Shauna Singh Baldwin
Shauna Singh Baldwin was born in 1962 in Montreal, Canada. She grew up in India and remembers wanting to be a writer from the time she was eleven years old. After a Master’s in Business at Marquette University in Milwaukee, she worked as an IT-consultant. She also published poetry and essays in literary magazines in the USA, Canada, and India. From 1991 to 1994 Baldwin produced the radio-show “Sunno!” (t: Listen!) – “the East-Indian American Radio Show where you don’t have to be East-Indian to listen”. After the broadcast of a few of her short stories, listeners wanted to hear more episodes. These grew into her first work of fiction: “English Lessons and Other Stories” (1996). The stories in the collection are about women from Baldwin’s three countries: India, Canada, and the United States. The volume, which was awarded the Friends of American Writers Award, introduces the reader to Baldwin’s central theme: an interrogative approach to humanist questions in a culturally hybrid environment of varied generations, nations, religions, ideologies, and interpretations of history.
In 1999, Baldwin’s first novel “What the Body Remembers” appeared. The novel, based on her family history, is set in British-occupied India in the ten years leading to the Partition of India in 1947. The political situation is mirrored in the story of two women in a polygamous marriage to the man they customarily call Sardarji (Mister). The proud first wife Satya fights her young rival Roop without compromise. In the course of their conflict, Roop develops from a naive, ambitious girl to a responsible woman. As political conflicts escalate, the colonizers leave the subcontinent, having carved India up into Hindu and Islamic sections. Sardarji being a Sikh – neither Hindu nor Muslim – is caught in the middle. Baldwin’s novel was awarded the Commonwealth Writers’ Prize for Best Book (Canada/Caribbean region) and was on the bestseller lists of the largest English-speaking countries for weeks.

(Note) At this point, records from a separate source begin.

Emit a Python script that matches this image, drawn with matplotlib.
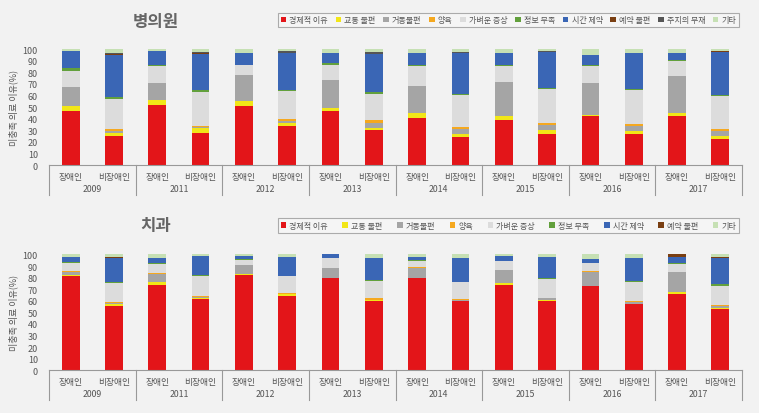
import matplotlib
matplotlib.use("Agg")
import matplotlib.pyplot as plt
from matplotlib.patches import Patch

plt.rcParams['font.family'] = ['Noto Sans CJK KR', 'DejaVu Sans']

years = ["2009", "2011", "2012", "2013", "2014", "2015", "2016", "2017"]
groups = ["장애인", "비장애인"]

# 병의원 (16 bars: 장애인/비장애인 per year)
hosp_econ = [47, 25, 52, 28, 51, 34, 46.5, 30, 40.5, 24.5, 39, 26.5, 42, 26.5, 42.5, 22.5]
hosp_traffic = [4, 2.5, 4.5, 3.5, 4, 2, 2.5, 2, 4, 2.5, 3.5, 3.5, 1, 2.5, 2, 2.5]
hosp_mobility = [16, 2, 14.5, 1, 22.5, 2, 24.5, 4, 23.5, 4, 29.5, 4.5, 28, 4.5, 32, 4]
hosp_child = [0, 1.5, 0, 1.5, 0, 2, 0, 2.5, 0, 1.5, 0, 2, 0, 1.5, 0, 2]
hosp_mild = [14, 26, 14, 29, 8.5, 24, 13, 22.5, 17, 28, 13.5, 29, 14.5, 29.5, 13, 28.5]
hosp_info = [2.5, 2, 1, 2, 0.5, 1, 1.5, 2, 1, 1, 1, 1, 1, 1, 1, 1]
hosp_time = [14.5, 36, 12, 31, 10.5, 32, 9, 33, 11, 35, 10.5, 31, 8.5, 31.5, 6.5, 37]
hosp_booking = [0, 0.5, 0, 0.5, 0, 0, 0, 0, 0, 0, 0, 0, 0, 0, 0, 0.5]
hosp_doctor = [0.5, 1, 0, 1, 0, 1.5, 0, 1.5, 0, 1, 0, 1, 0, 0, 0, 0]
hosp_etc = [1.5, 3.5, 2, 2.5, 3, 1.5, 3, 2.5, 3, 2.5, 3, 1.5, 5, 3, 3, 2]

# 치과
dent_econ = [81, 55.5, 73.5, 61.5, 82.5, 64.5, 79.5, 59.5, 79.5, 59.5, 74, 59.5, 72.5, 57, 66, 53]
dent_traffic = [1, 1.5, 2.5, 1, 0.5, 1, 0.5, 1, 0.5, 0.5, 1.5, 1, 0.5, 0.5, 2, 1]
dent_mobility = [3, 1, 7.5, 0.5, 7.5, 0.5, 8, 0.5, 8.5, 0.5, 11.5, 1.5, 12, 1.5, 16.5, 1.5]
dent_child = [0.5, 1, 0.5, 1.5, 0, 1, 0.5, 1.5, 0.5, 1, 0, 0.5, 0.5, 1, 0, 0.5]
dent_mild = [7.5, 16, 8, 16.5, 5, 14, 8, 14.5, 5.5, 14.5, 7, 16.5, 7, 16, 7.5, 17]
dent_info = [0.5, 1, 1, 1, 0.5, 0.5, 0.5, 1, 0.5, 0.5, 0.5, 1, 0.5, 1, 0.5, 1.5]
dent_time = [4.5, 21, 4, 16.5, 3, 16.5, 3, 19, 2.5, 20, 4, 17.5, 3, 20, 5.5, 22.5]
dent_booking = [0, 0.5, 0, 0, 0, 0, 0, 0, 0, 0, 0, 0, 0, 0, 2, 1]
dent_etc = [2, 2.5, 3, 1.5, 1, 2, 0, 3, 2.5, 3.5, 1.5, 2.5, 4, 3, 0, 2]

hosp_labels = ["경제적 이유", "교통 불편", "거동불편", "양육", "가벼운 증상", "정보 부족",
               "시간 제약", "예약 불편", "주치의 부재", "기타"]
hosp_colors = ["#e31519", "#f2e617", "#a5a5a5", "#f5a81f", "#dcdcdc", "#62a03c",
               "#3a66b5", "#7a3f12", "#555555", "#c6e0b4"]
dent_labels = ["경제적 이유", "교통 불편", "거동불편", "양육", "가벼운 증상", "정보 부족",
               "시간 제약", "예약 불편", "기타"]
dent_colors = ["#e31519", "#f2e617", "#a5a5a5", "#f5a81f", "#dcdcdc", "#62a03c",
               "#3a66b5", "#7a3f12", "#c6e0b4"]

hosp_series = [hosp_econ, hosp_traffic, hosp_mobility, hosp_child, hosp_mild, hosp_info,
               hosp_time, hosp_booking, hosp_doctor, hosp_etc]
dent_series = [dent_econ, dent_traffic, dent_mobility, dent_child, dent_mild, dent_info,
               dent_time, dent_booking, dent_etc]

BG = "#f2f2f2"
TXT = "#555555"

fig = plt.figure(figsize=(7.59, 4.14), dpi=100, facecolor=BG)


def draw_panel(rect, series, colors, labels, title, title_y, legend_y):
    ax = fig.add_axes(rect)
    ax.set_facecolor(BG)
    x = list(range(len(series[0])))
    bottom = [0.0] * len(x)
    for vals, col in zip(series, colors):
        ax.bar(x, vals, bottom=bottom, width=0.41, color=col, linewidth=0)
        bottom = [b + v for b, v in zip(bottom, vals)]

    ax.set_xlim(-0.5, len(x) - 0.5)
    ax.set_ylim(0, 100)
    ax.set_yticks(range(0, 101, 10))
    ax.tick_params(axis='y', length=0, labelsize=6.5, labelcolor=TXT, pad=8)
    ax.set_xticks([])
    for s in ["top", "right", "left"]:
        ax.spines[s].set_visible(False)
    ax.spines["bottom"].set_color("#999999")
    ax.spines["bottom"].set_linewidth(0.8)

    # category labels and year separators under the axis
    tr = ax.get_xaxis_transform()
    for i, xi in enumerate(x):
        ax.text(xi, -0.095, groups[i % 2], transform=tr, ha='center', va='center',
                fontsize=6.3, color=TXT)
    for j, yr in enumerate(years):
        ax.text(2 * j + 0.5, -0.2, yr, transform=tr, ha='center', va='center',
                fontsize=6.3, color=TXT)
    for k in range(len(years) + 1):
        ax.plot([2 * k - 0.5, 2 * k - 0.5], [0, -0.26], transform=tr, color="#999999",
                lw=0.8, clip_on=False)

    fig.text(0.205, title_y, title, ha='center', va='center', fontsize=12,
             fontweight='bold', color="#666666")
    fig.text(0.018, rect[1] + rect[3] / 2, "미충족 의료 이유(%)", rotation=90,
             ha='center', va='center', fontsize=6.5, color=TXT)

    handles = [Patch(facecolor=c, edgecolor='none') for c in colors]
    leg = fig.legend(handles, labels, loc='lower left',
                     bbox_to_anchor=(0.366, legend_y, 0.608, 0.039),
                     mode='expand', ncol=len(labels), fontsize=5.8, frameon=True,
                     handlelength=0.7, handleheight=0.7, handletextpad=0.4,
                     columnspacing=0.5, borderpad=0.35, borderaxespad=0)
    leg.get_frame().set_facecolor("#f7f7f7")
    leg.get_frame().set_edgecolor("#999999")
    leg.get_frame().set_linewidth(0.8)
    leg.get_frame().set_boxstyle('square', pad=0)
    for t in leg.get_texts():
        t.set_color(TXT)
    return ax


draw_panel([0.0646, 0.599, 0.913, 0.280], hosp_series, hosp_colors, hosp_labels,
           "병의원", 0.947, 0.932)
draw_panel([0.0646, 0.103, 0.913, 0.280], dent_series, dent_colors, dent_labels,
           "치과", 0.454, 0.435)

fig.savefig("out.png", dpi=100, facecolor=BG)
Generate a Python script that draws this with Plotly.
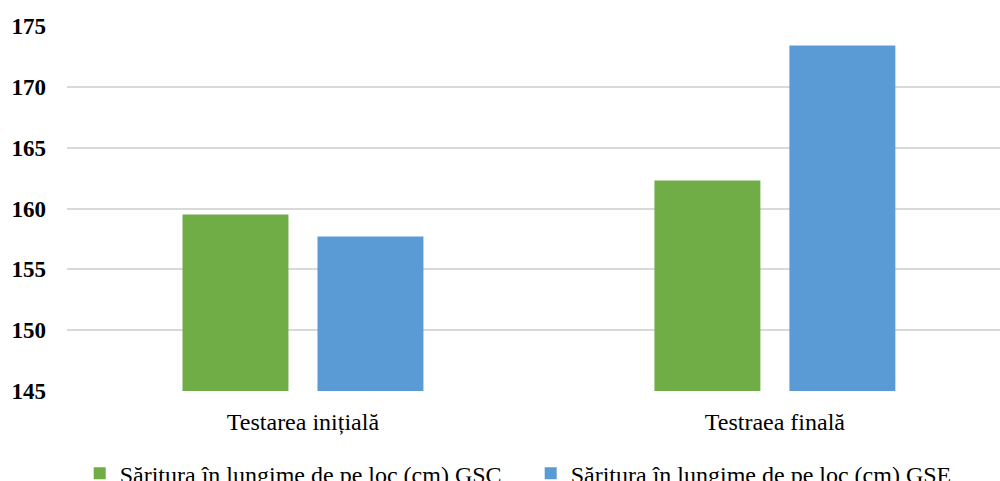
import plotly.graph_objects as go

categories = ["Testarea inițială", "Testraea finală"]
series_names = ["Săritura în lungime de pe loc (cm) GSC", "Săritura în lungime de pe loc (cm) GSE"]
gsc_values = [159.5, 162.3]
gse_values = [157.7, 173.4]
y_ticks = [145, 150, 155, 160, 165, 170, 175]
colors = ["#70AD47", "#5B9BD5"]

SERIF = "Liberation Serif"

fig = go.Figure()
for name, vals, col in zip(series_names, [gsc_values, gse_values], colors):
    fig.add_trace(go.Bar(x=categories, y=vals, name=name, marker=dict(color=col, line=dict(width=0))))

fig.update_layout(
    width=1000, height=481,
    margin=dict(l=67, r=0, t=26, b=90, autoexpand=False),
    paper_bgcolor="white", plot_bgcolor="white",
    barmode="group", bargap=0.428, bargroupgap=0.215,
    font=dict(family=SERIF, color="#000000"),
    showlegend=True,
    legend=dict(orientation="h", x=0.497, xanchor="center", y=-0.165, yanchor="top",
                font=dict(size=24, family=SERIF, color="#000"),
                itemwidth=30, entrywidth=406, traceorder="normal"),
    xaxis=dict(range=[-0.5, 1.477], showgrid=False, showline=False, ticks="",
               ticklabelstandoff=14,
               tickfont=dict(size=24, family=SERIF, color="#000")),
    yaxis=dict(range=[145, 175], tickvals=y_ticks, showgrid=True, gridcolor="#d9d9d9", gridwidth=1.5,
               zeroline=False, showline=False, ticks="", ticklabelstandoff=20,
               tickfont=dict(size=23, family=SERIF, color="#000", weight=700)),
)
fig.write_html("out.html", config={"displayModeBar": False},
               post_script="document.body.style.margin='0';document.body.style.overflow='hidden';")
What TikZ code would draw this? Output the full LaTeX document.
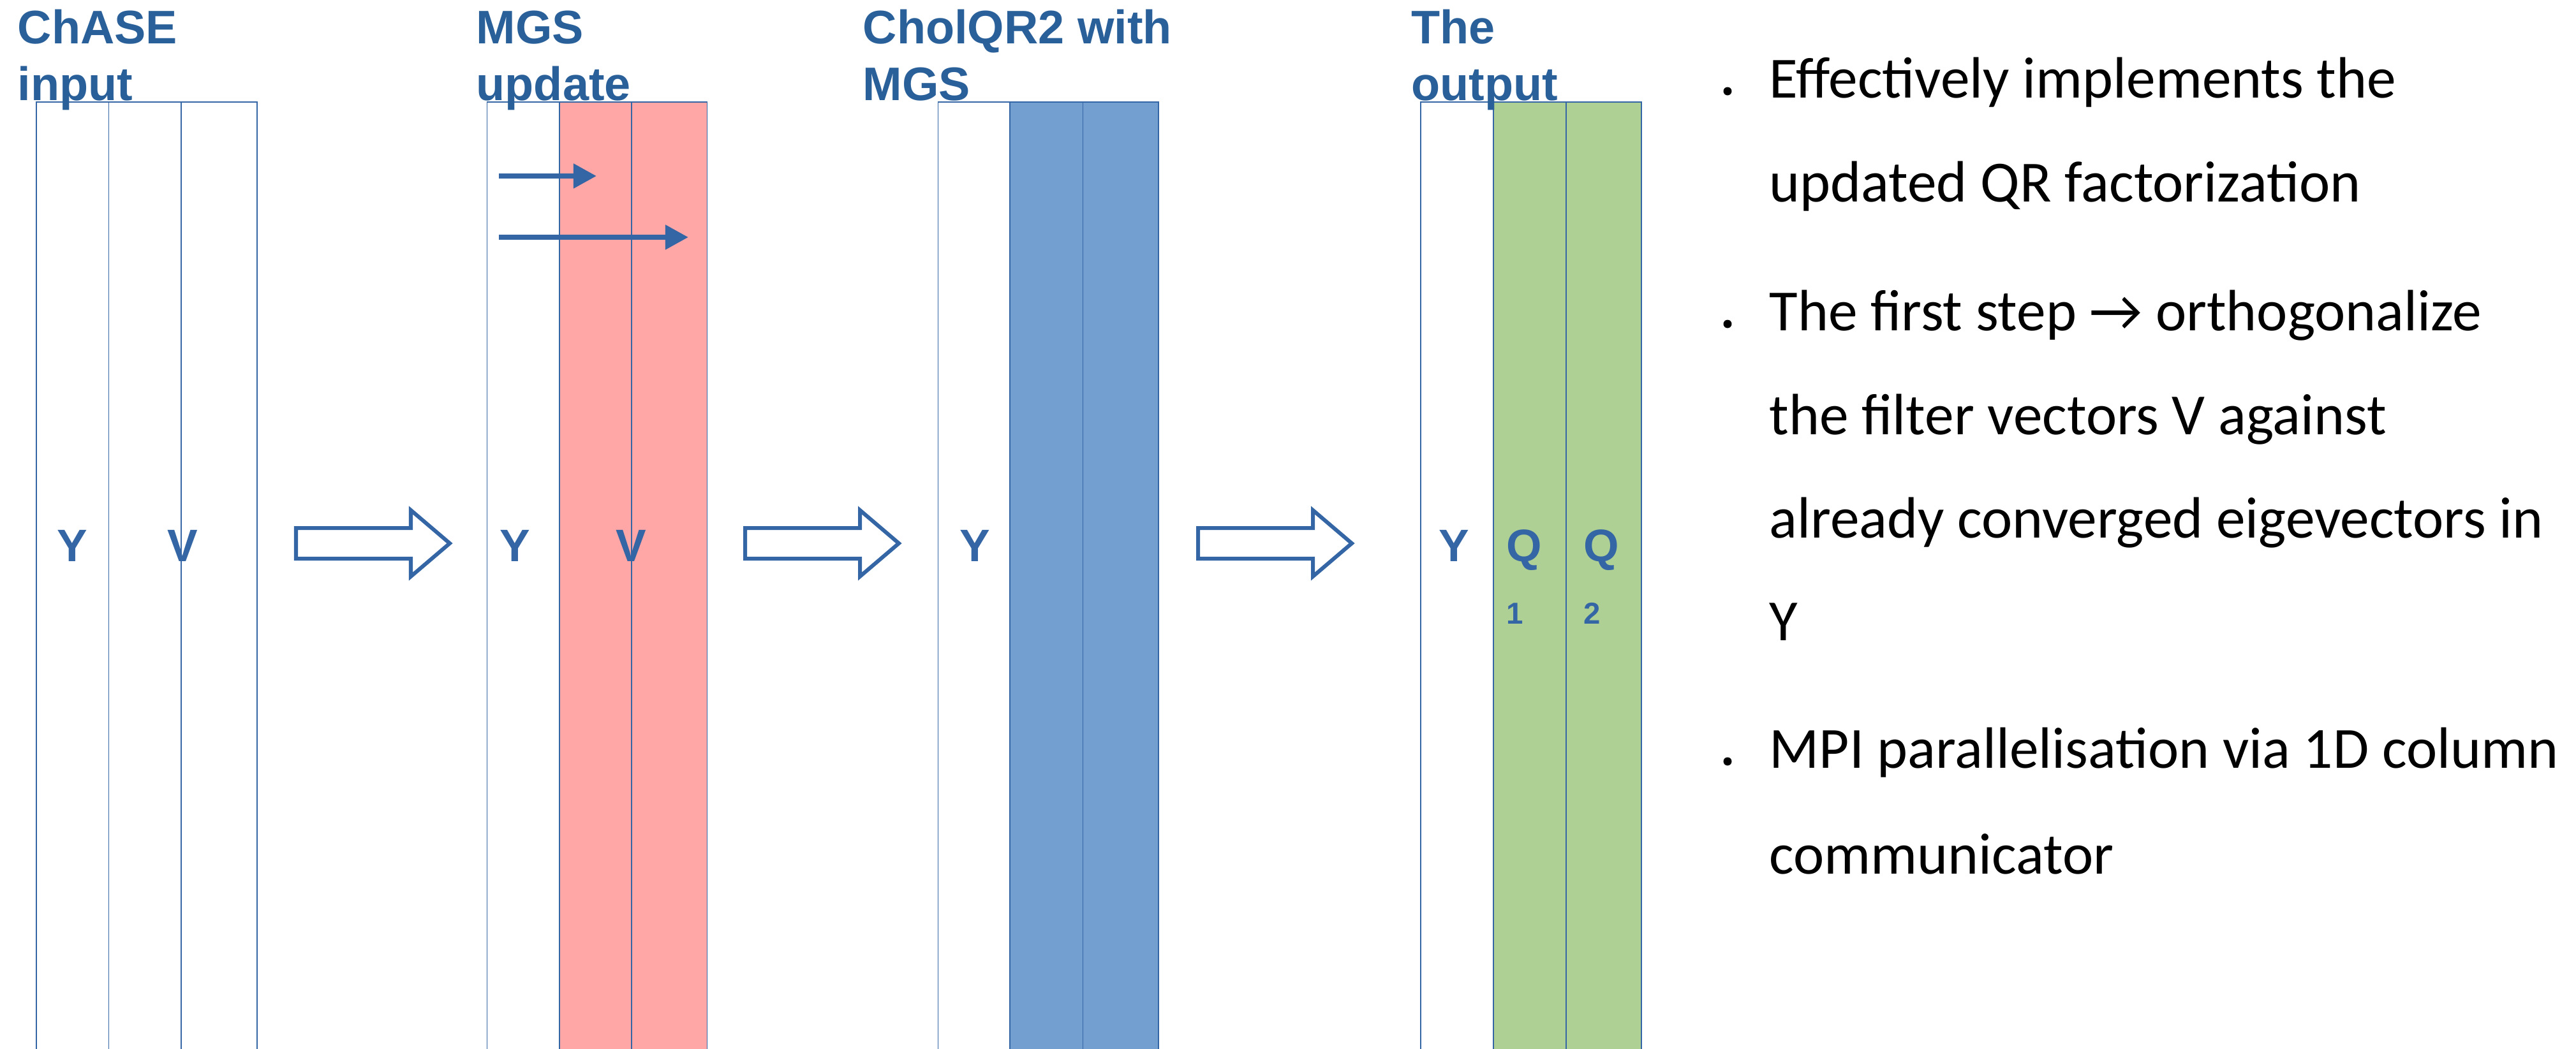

Shauna Singh Baldwin’s most recent work, “The Tiger Claw” (2004), was nominated for Canada’s Giller Prize. The novel takes place in Europe during World War II. The main character Noor was inspired by the historical figure Noor Inayat Khan, a spy and member of the resistance. Noor is caught between her late father’s liberal Sufi teachings, the orthodox Islam of her uncle and a forbidden relationship with a Jewish man. Studying life under Fascism for her novel, Baldwin discovered disturbing parallels with recent “end justifies means” policies of security in her adopted country: the USA. And though she shows all different viewpoints as understandable – even that of the Nazi opposing Noor – Baldwin denounces racism as the bedrock of war. “For me, Noor’s story is about the triumph of love and hope over forces that try to kill our compassion, our humanity. About love beyond physical existence”, says the writer. Baldwin lives with her husband in Milwaukee.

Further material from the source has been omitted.